If you say the one on the left, this post is not for you.
We kind of do the same thing as the picture on the left when we create Excel spreadsheets: we show gobs and gobs of numbers with key information being lost in the dense fog of data. All of the information may be important but you will lose your audience if you can’t direct them quickly to what they need to know. You are going to have to simplify and narrow down to the essentials.
I first learned to consider how we receive information when I had to do my first EAC presentation at one of my former employers. I was called upon to do the presentation when the original girl had to stay home. The presentation material consisted of an Excel spreadsheet with maybe 400 rows and columns extending out to AW (or somewhere around there). I looked at the spreadsheet and thought, “How am I going to present this?” Since I was about a month new, I had no ideas about the projects, no clue about the trends, and couldn’t discern anything important in that mass of details. Frankly, that presentation was a nightmare. Since then I have always struggled to present information in such a way that key essentials are easily grasped and are helpful to the readers.

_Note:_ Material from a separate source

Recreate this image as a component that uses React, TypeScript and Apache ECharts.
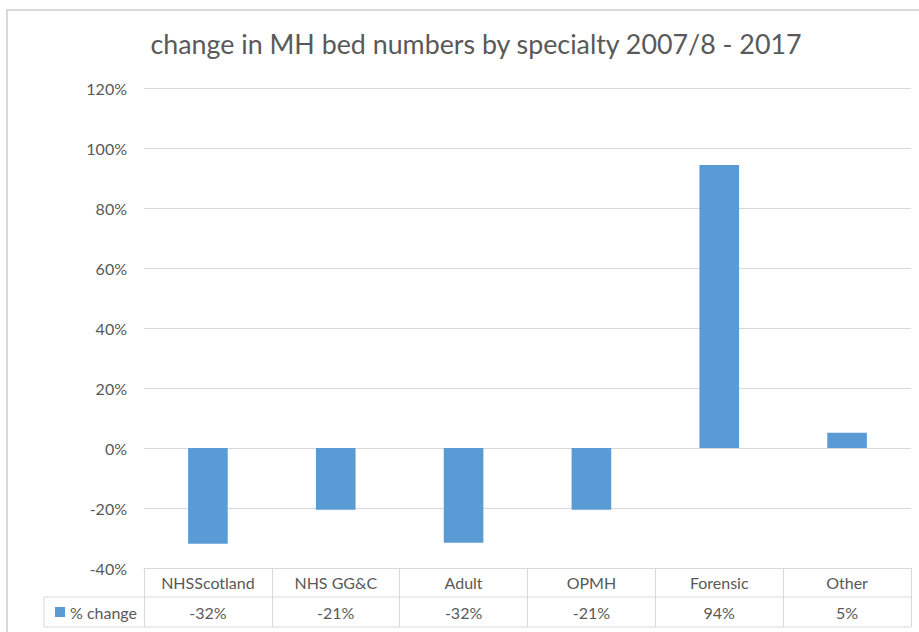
import React, { useEffect, useRef } from "react";
import * as echarts from "echarts";

const categories = ["NHSScotland", "NHS GG&C", "Adult", "OPMH", "Forensic", "Other"];
const seriesName = "% change";
const values = [-0.319, -0.206, -0.316, -0.206, 0.943, 0.051];
const tableLabels = ["-32%", "-21%", "-32%", "-21%", "94%", "5%"];
const yMin = -0.4;
const yMax = 1.2;
const yInterval = 0.2;
const title = "change in MH bed numbers by specialty 2007/8 - 2017";

const FONT = "Lato, 'Noto Sans', sans-serif";
const TEXT = "#595959";
const LINE = "#d9d9d9";
const BAR = "#5b9bd5";

export default function App() {
  const ref = useRef<HTMLDivElement>(null);
  useEffect(() => {
    if (!ref.current) return;
    const chart = echarts.init(ref.current, undefined, { renderer: "svg" });
    chart.setOption({
      animation: false,
      backgroundColor: "#ffffff",
      textStyle: { fontFamily: FONT },
      title: {
        text: title,
        left: 471,
        textAlign: "center",
        top: 25,
        textStyle: { fontFamily: FONT, fontSize: 26.8, fontWeight: "normal", color: TEXT },
      },
      legend: {
        left: 50,
        top: 599,
        icon: "rect",
        itemWidth: 10,
        itemHeight: 10,
        itemGap: 6,
        textStyle: { fontFamily: FONT, fontSize: 16, color: TEXT },
        data: [seriesName],
      },
      grid: { left: 144, right: 8, top: 88, bottom: 64, containLabel: false },
      xAxis: [
        {
          type: "category",
          data: categories,
          position: "bottom",
          axisLine: { show: true, onZero: false, lineStyle: { color: LINE, width: 1 } },
          axisTick: { show: true, length: 59, lineStyle: { color: LINE, width: 1 } },
          axisLabel: {
            margin: 14,
            verticalAlign: "middle",
            fontFamily: FONT,
            fontSize: 16,
            color: TEXT,
            interval: 0,
          },
        },
        {
          type: "category",
          data: tableLabels,
          position: "bottom",
          offset: 29,
          axisLine: { show: false },
          axisTick: { show: false },
          axisLabel: {
            margin: 15,
            verticalAlign: "middle",
            fontFamily: FONT,
            fontSize: 16,
            color: TEXT,
            interval: 0,
          },
        },
      ],
      yAxis: {
        type: "value",
        min: yMin,
        max: yMax,
        interval: yInterval,
        axisLine: { show: false },
        axisTick: { show: false },
        splitLine: { lineStyle: { color: LINE, width: 1 } },
        axisLabel: {
          margin: 17,
          fontFamily: FONT,
          fontSize: 16,
          color: TEXT,
          formatter: (v: number) => Math.round(v * 100) + "%",
        },
      },
      series: [
        {
          name: seriesName,
          type: "bar",
          data: values,
          barWidth: "31%",
          itemStyle: { color: BAR },
        },
      ],
      graphic: [
        {
          type: "rect",
          shape: { x: 7, y: 10, width: 1000, height: 800 },
          style: { fill: "none", stroke: LINE, lineWidth: 2 },
          silent: true,
        },
        {
          type: "line",
          shape: { x1: 44, y1: 597, x2: 911, y2: 597 },
          style: { stroke: LINE, lineWidth: 1 },
          silent: true,
        },
        {
          type: "line",
          shape: { x1: 44, y1: 627, x2: 911, y2: 627 },
          style: { stroke: LINE, lineWidth: 1 },
          silent: true,
        },
        {
          type: "line",
          shape: { x1: 44, y1: 597, x2: 44, y2: 627 },
          style: { stroke: LINE, lineWidth: 1 },
          silent: true,
        },
      ],
    });
    return () => chart.dispose();
  }, []);
  return (
    <div
      ref={ref}
      style={{ position: "fixed", left: 0, top: 0, width: 919, height: 632 }}
    />
  );
}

Lately, I’ve been working on an effort to bring one part of the company in line with the reporting process of another part of the company. The report is actually pretty cool and, being new to the industry, it was helpful to me to see what kind of information this industry uses to run their business. I’m learning a lot from this report. Unfortunately, the report is a page full of numbers and it took me a while to absorb it. Since the production of this report was going to be additional work for the folks in the field, I needed to develop an automated process to entice the field folks. Furthermore, I wanted to give them something useful as a reward for creating the information. The report on the left below is the page full of numbers version. The one on the right is my attempt on producing something simple – in this case a visual clue of what is going on. Already, by using the visuals, I caught some things that I had missed in the original perusal of the normal report.
I have to warn you though: it takes a lot of “programming” and work to make this possible.